24/04/18: Atticus Lish – Preparation for the Next Life (2015)


Unusually for book blurb, the text on the back cover sums it up pretty well: “Underpaid and overworked, illegal immigrant Zou Lei survives by taking odd jobs in Chinese restaurants in the underbelly of New York, sleeping on a blackened mattress in an overcrowded boarding house. Brad Skinner, traumatised and volatile, his psyche ravaged by three tours in Iraq, hitchhikes to the city hoping to exorcise his demons. Meeting in the margins of Queens, each finds something they long for in the other, and their unlikely love story becomes the heart of one of the most powerful and widely acclaimed novels in years.”

The novel takes a highly detailed approach to the grim and unforgiving reality of attempting to live in New York outside of mainstream society. It’s heartbreaking to read about the extent of poverty and suffering, and the unrelenting struggle the characters face. Brad’s fragile state is all too convincingly depicted: post-traumatic stress disorder has left him horribly damaged. Meeting Zou Lei appears to offer hope: “they could form an army of their own, a two-person unit, to fight these difficult battles involving his mental recovery and her immigration status”. But there are no simple solutions. Life becomes further complicated for Brad when he makes an enemy of a sadistically violent ex-con (the son of his landlady) and you sense that there won’t be a happy ending...

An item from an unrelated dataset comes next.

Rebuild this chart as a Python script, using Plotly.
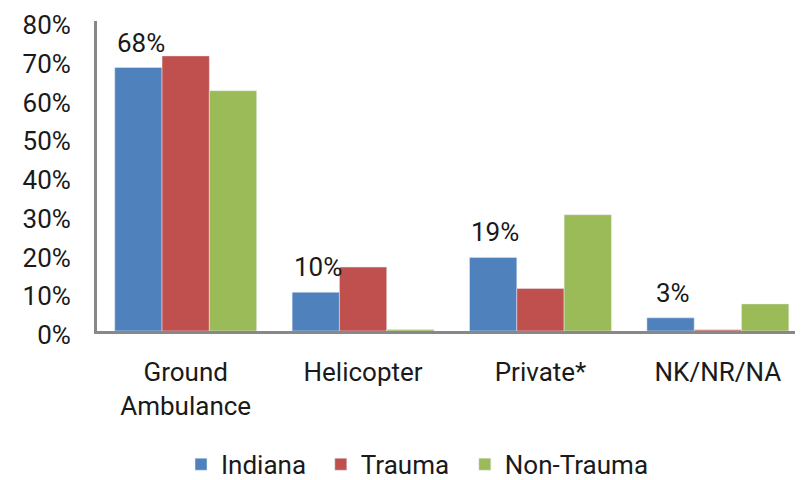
import plotly.graph_objects as go

categories = ["Ground<br>Ambulance", "Helicopter", "Private*", "NK/NR/NA"]
indiana = [68, 10, 19, 3.4]
trauma = [71, 16.5, 11, 0.3]
non_trauma = [62, 0.4, 30, 7]
y_ticks = [0, 10, 20, 30, 40, 50, 60, 70, 80]
y_tick_labels = [f"{v}%" for v in y_ticks]

FONT = "Roboto, Open Sans, sans-serif"
TXT = "#1a1a1a"

fig = go.Figure()
fig.add_trace(go.Bar(name="Indiana", x=categories, y=indiana, marker_color="#4F81BD",
                     legend="legend"))
fig.add_trace(go.Bar(name="Trauma", x=categories, y=trauma, marker_color="#C0504D",
                     legend="legend2"))
fig.add_trace(go.Bar(name="Non-Trauma", x=categories, y=non_trauma, marker_color="#9BBB59",
                     legend="legend3"))

for c, v in zip(categories, indiana):
    fig.add_annotation(x=c, y=v, text=f"{round(v)}%", showarrow=False,
                       xshift=-45, yshift=25, yanchor="middle",
                       font=dict(family=FONT, size=26, color=TXT))

leg_common = dict(orientation="h", xanchor="left", y=-0.43, yanchor="middle",
                  font=dict(size=26, family=FONT, color=TXT), bgcolor="rgba(0,0,0,0)")

# page body has an 8px default margin, so the figure is sized 8px smaller
fig.update_layout(
    width=795, height=472,
    margin=dict(l=89, r=0, t=13, b=149, autoexpand=False),
    paper_bgcolor="white", plot_bgcolor="white",
    barmode="group", bargap=0.2, bargroupgap=0,
    font=dict(family=FONT, size=26, color=TXT),
    showlegend=True,
    legend=dict(x=0.119, **leg_common),
    legend2=dict(x=0.317, **leg_common),
    legend3=dict(x=0.521, **leg_common),
)
fig.update_xaxes(range=[-0.5, 3.48], showline=True, linecolor="#888888", linewidth=3,
                 showgrid=False, ticks="", ticklabelstandoff=16, zeroline=False,
                 tickangle=0, automargin=False)
fig.update_yaxes(range=[0, 80], tickvals=y_ticks, ticktext=y_tick_labels,
                 showline=True, linecolor="#888888", linewidth=3, showgrid=False,
                 zeroline=False, ticks="", ticklabelstandoff=18, ticklabelshift=4,
                 ticklabeloverflow="allow", automargin=False)

fig.write_html("out.html")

In many ways this is a brutal novel. It’s certainly the least sentimental “love story” I have read, although it’s not really a love story at all. Instead, it’s an account of two desperate people trying to find their place in the world. What makes it impressive is the way the author piles on detail after detail, building real intensity – for example, when he describes Zou Lei’s long and delirious night walk from Queens to Great Neck. There are also remarkable passages depicting the mess and clutter of city life, the food people eat, and the impersonal vastness of a huge city in a huge country that doesn’t care if you live or die.

And while the book builds slowly, it becomes compulsively readable from the moment that its two main plot strands start to converge. By the end I was absolutely transfixed, even though it’s such a damning indictment of modern life that it’s painful to read.